Common pitfalls with studies and things to look out for

Is the study relevant?

Just because you’ve seen or been sent a reputable scientific paper, you shouldn’t assume the research actually supports the claim, even if someone has said it does. The research might well be totally irrelevant. 

So first ask or check: what’s actually being tested in the study? Does it really relate to the claim? 

The wider body of evidence

Even peer-reviewed research can be wrong. In fact, it often is. If a paper has been peer reviewed, you should also look out for what other scientists have to say about it, and see if you can find out whether it is part of a wider body of evidence pointing towards the same conclusions.

A single study of any kind doesn’t tell you much. And if the conclusions of a study go against the majority of research in an area, that’s a big warning sign that its conclusions may be wrong. It doesn’t necessarily mean that – but it is rare for a single piece of research to totally overturn an established body of evidence.

So always ask: how do the results fit with the wider body of evidence? 

Study size

A common pitfall with studies of all kinds is that they are simply too small to make strong conclusions. Studies with a small sample size are more likely to get chance results.

There’s no magic number above which studies are big enough, but dramatic headlines are often made based on studies with only a handful of participants, and that should be taken as a red flag. If the conclusion of a small study goes against the conclusions of larger studies in the same area of research, it is likely to be wrong.

What’s the dose? 

Studies in test tubes and in animals looking at the effects of a chemical can use a very high dose compared to what’s likely in the real world. 

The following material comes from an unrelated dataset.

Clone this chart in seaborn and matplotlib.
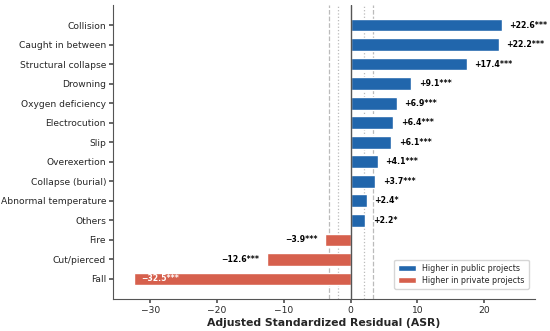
import matplotlib
matplotlib.use("Agg")
import matplotlib.pyplot as plt
import seaborn as sns
import pandas as pd

categories = ["Collision", "Caught in between", "Structural collapse", "Drowning",
              "Oxygen deficiency", "Electrocution", "Slip", "Overexertion",
              "Collapse (burial)", "Abnormal temperature", "Others", "Fire",
              "Cut/pierced", "Fall"]
asr = [22.6, 22.2, 17.4, 9.1, 6.9, 6.4, 6.1, 4.1, 3.7, 2.4, 2.2, -3.9, -12.6, -32.5]
sig = ["***", "***", "***", "***", "***", "***", "***", "***", "***", "*", "*", "***", "***", "***"]

BLUE = "#2166ac"
RED = "#d6604d"

sns.set_theme(style="white")
plt.rcParams['font.family'] = ['DejaVu Sans']

df = pd.DataFrame({"cat": categories, "asr": asr})
df["group"] = ["Higher in public projects" if v > 0 else "Higher in private projects" for v in asr]

fig = plt.figure(figsize=(5.5, 3.31), dpi=100)
ax = fig.add_axes([113 / 550, 32 / 331, 422 / 550, 294 / 331])

sns.barplot(data=df, y="cat", x="asr", hue="group", orient="h", dodge=False,
            palette={"Higher in public projects": BLUE, "Higher in private projects": RED},
            width=0.65, ax=ax, saturation=1)

ax.axvline(0, color="#555555", lw=1.0, zorder=1)
for v in (1.96, -1.96):
    ax.axvline(v, color="#bbbbbb", lw=0.9, ls=":", zorder=0)
for v in (3.29, -3.29):
    ax.axvline(v, color="#bbbbbb", lw=0.9, ls="--", zorder=0)

for i, (v, s) in enumerate(zip(asr, sig)):
    txt = f"{v:+.1f}{s}".replace("-", "\u2212")
    if v < -20:
        ax.text(v + 1.2, i, txt, va="center", ha="left", fontsize=5.6, fontweight="bold", color="white")
    elif v > 0:
        ax.text(v + 1.1, i, txt, va="center", ha="left", fontsize=5.6, fontweight="bold", color="black")
    else:
        ax.text(v - 1.1, i, txt, va="center", ha="right", fontsize=5.6, fontweight="bold", color="black")

ax.set_xlim(-35.6, 27.6)
ax.set_ylim(14.03, -1.03)
ax.set_xticks([-30, -20, -10, 0, 10, 20])
ax.set_xticklabels(["\u221230", "\u221220", "\u221210", "0", "10", "20"])
ax.set_xlabel("Adjusted Standardized Residual (ASR)", fontsize=7.8, fontweight="bold", labelpad=2)
ax.set_ylabel("")
ax.tick_params(axis="both", labelsize=6.6, length=3, pad=2, left=True, bottom=True, color="#555555")
sns.despine(ax=ax)
for sp in ("left", "bottom"):
    ax.spines[sp].set_color("#555555")
    ax.spines[sp].set_linewidth(0.8)

handles, labels = ax.get_legend_handles_labels()
order = [labels.index("Higher in public projects"), labels.index("Higher in private projects")]
ax.legend([handles[k] for k in order], [labels[k] for k in order], loc="lower right",
          fontsize=5.8, frameon=True, handlelength=2.2, borderpad=0.5, labelspacing=0.4,
          bbox_to_anchor=(0.995, 0.02))

fig.savefig("out.png", dpi=100)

A chemical can’t simply be classified as “dangerous” or “safe”: it always depends on the amount, or dose, received. The effects of a chemical will change with different levels of exposure, so that below a certain dose it may be harmless or beneficial and at a higher dose it may be toxic. For example, a little aspirin is good for us, whereas 50 tablets could kill you. 

So if a claim is being made about a ‘dangerous’ chemical based on a study, ask: what was the dose? How does that compare to likely exposure in the real world? Was the study relevant to a real-world situation?